Seitdem sind wir einen langen Weg gegangen. Mit dem Wahnsinn des 26.11.2008, als sich der Terrorangriff in Mumbai ereignete, erhielt Pakistan den schrecklichen wie wohlverdienten Status der Heimstätte des globalen Dschihad. Damals, wie auch bei den Auseinandersetzungen mit Pakistan zuvor, hatte Indien die Welt auf seiner Seite, indem es verantwortungsbewusst handelte und keine Vergeltungsmaßnahmen ergriff. Heute hat Indien die Welt fest auf seiner Seite - und zwar einschließlich Saudi-Arabiens und der VAE, wie auch dem Recht auf eine angemessene Vergeltung gegen pakistanische Aggressionen.

Zeit für eine Bilanz:

  • Im Verlauf der letzten 50 Jahre verlor Pakistan seine Vormachtstellung in der islamischen Welt. Die Araber empfehlen dem Land immer öfters sich zurückzuhalten, während der westliche Nachbar, die islamische Theokratie des Iran, gegenüber Pakistan offen feindselig gestimmt ist.
  • In den letzten 40 Jahren hat das Pro-Kopf-Einkommen im relativen Vergleich zu Indien fast 90 Prozent seines Wertes verloren und ein Ende ist nicht in Sicht.
  • In den letzten 30 Jahren hat Pakistan seine Kampagnen im indischen Punjab und Kaschmir verloren, während sich gleichzeitig in seinen Städten und Institutionen dschihadistische Gruppen und Strukturen verankern konnten.
  • Und in den letzten zwei Jahrzehnten ist die Waffenstillstandslinie zur De-facto-Grenze in Kaschmir geworden, niemand hat Verständnis für Terror als politisches Instrument, tatsächlich gibt es nicht einmal eine symbolische Missbilligung dafür, dass Indien gerade das pakistanische Festland bombardiert hat, während Indien und der Rest der Welt Pakistans Atomwaffenbluff keinen Glauben mehr schenken.

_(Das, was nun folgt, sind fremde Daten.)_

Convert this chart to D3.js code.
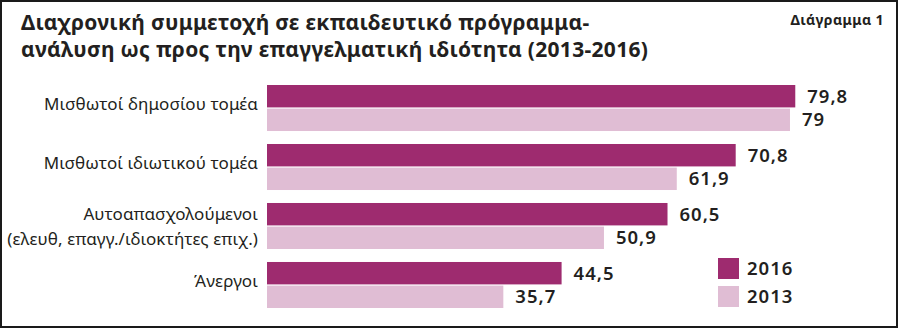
<!DOCTYPE html>
<html>
<head>
<meta charset="utf-8">
<script src="https://cdn.jsdelivr.net/npm/d3@7"></script>
<style>
  html, body { margin: 0; padding: 0; background: #fff; }
  svg { display: block; }
  text { font-family: "Noto Sans", "DejaVu Sans", sans-serif; fill: #231f20; }
</style>
</head>
<body>
<div id="chart"></div>
<script>
// Participation in training programmes by employment status (%)
const categories = [
  ["Μισθωτοί δημοσίου τομέα"],
  ["Μισθωτοί ιδιωτικού τομέα"],
  ["Αυτοαπασχολούμενοι", "(ελευθ, επαγγ./ιδιοκτήτες επιχ.)"],
  ["Άνεργοι"]
];
const values2016 = [79.8, 70.8, 60.5, 44.5];
const values2013 = [79, 61.9, 50.9, 35.7];
const seriesNames = ["2016", "2013"];
const titleLines = [
  "Διαχρονική συμμετοχή σε εκπαιδευτικό πρόγραμμα-",
  "ανάλυση ως προς την επαγγελματική ιδιότητα (2013-2016)"
];
const chartTag = "Διάγραμμα 1";

const W = 900, H = 329;
const colors = ["#9e2b6f", "#e0bdd4"];
const fmt = v => String(v).replace(".", ",");

const svg = d3.select("#chart").append("svg")
  .attr("width", W).attr("height", H);

// frame
svg.append("rect")
  .attr("x", 1).attr("y", 1).attr("width", 896).attr("height", 326)
  .attr("fill", "#fff").attr("stroke", "#1a1a1a").attr("stroke-width", 2);

// title
svg.append("g").selectAll("text").data(titleLines).join("text")
  .attr("x", 21).attr("y", (d, i) => 30 + i * 27)
  .attr("font-size", 21).attr("font-weight", 700)
  .attr("letter-spacing", 0.3)
  .text(d => d);

svg.append("text")
  .attr("x", 884).attr("y", 25).attr("text-anchor", "end")
  .attr("font-size", 14).attr("font-weight", 700)
  .attr("letter-spacing", 0.4)
  .text(chartTag);

// scales
const x = d3.scaleLinear().domain([0, 100]).range([267, 929]);
const yGroup = d3.scaleBand().domain(d3.range(categories.length))
  .range([85, 308]).paddingInner(0.22).paddingOuter(0);
const ySeries = d3.scaleBand().domain(d3.range(2))
  .range([0, yGroup.bandwidth()]).paddingInner(0.05);

const rows = categories.map((c, i) => ({ i, label: c, vals: [values2016[i], values2013[i]] }));

const g = svg.append("g");
const groups = g.selectAll("g.grp").data(rows).join("g")
  .attr("class", "grp")
  .attr("transform", d => `translate(0,${yGroup(d.i)})`);

groups.selectAll("rect").data(d => d.vals.map((v, s) => ({ v, s }))).join("rect")
  .attr("x", x(0))
  .attr("y", d => ySeries(d.s))
  .attr("width", d => x(d.v) - x(0))
  .attr("height", ySeries.bandwidth())
  .attr("fill", d => colors[d.s]);

groups.selectAll("text.val").data(d => d.vals.map((v, s) => ({ v, s }))).join("text")
  .attr("class", "val")
  .attr("x", d => x(d.v) + 12)
  .attr("y", d => ySeries(d.s) + ySeries.bandwidth() / 2)
  .attr("dy", "0.36em")
  .attr("font-size", 18.5).attr("font-weight", 600)
  .attr("letter-spacing", 1)
  .text(d => fmt(d.v));

// category labels
groups.append("text")
  .attr("class", "cat")
  .attr("text-anchor", "end")
  .attr("font-size", 17)
  .attr("letter-spacing", 0.1)
  .each(function (d) {
    const t = d3.select(this);
    const n = d.label.length;
    const mid = yGroup.bandwidth() / 2;
    const lh = 25;
    d.label.forEach((line, k) => {
      t.append("tspan")
        .attr("x", 258)
        .attr("y", mid + 2 + (n - 1) * 4.5 + (k - (n - 1) / 2) * lh)
        .text(line);
    });
  });

// legend
const legend = svg.append("g").attr("transform", "translate(718,258)");
legend.selectAll("rect").data(seriesNames).join("rect")
  .attr("x", 0).attr("y", (d, i) => i * 28)
  .attr("width", 21).attr("height", 21)
  .attr("fill", (d, i) => colors[i]);
legend.selectAll("text").data(seriesNames).join("text")
  .attr("x", 29).attr("y", (d, i) => i * 28 + 10.5)
  .attr("dy", "0.36em")
  .attr("font-size", 18.5).attr("font-weight", 600)
  .attr("letter-spacing", 1)
  .text(d => d);
</script>
</body>
</html>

Pakistans Premier Imran Khan kann genau so weitermachen in Pakistan wie es dort in der Vergangenheit getan wurde, oder er kann ein neues Kapitel aufschlagen und etwas neues versuchen. Sollte Khan den Versuch einer Erneuerung wagen, dann mag dies riskant sein, aber es gibt durchaus auch eine Chance auf Erfolg. Wenn er es dagegen nicht versucht, dann sind zwei Dinge garantiert: Erstens, der persönliche Misserfolg für ihn, und zweitens das weitere kontinuierliche Abrutschen seines Landes und das trotz eines talentierten Volkes, trotz des starken Nationalismus, trotz der geographischen Vorteilhaftigkeit und trotz einer gewaltigen Armee. Das ist es, was für Pakistan und seine Regierung unter Imran Kahn auf dem Spiel steht.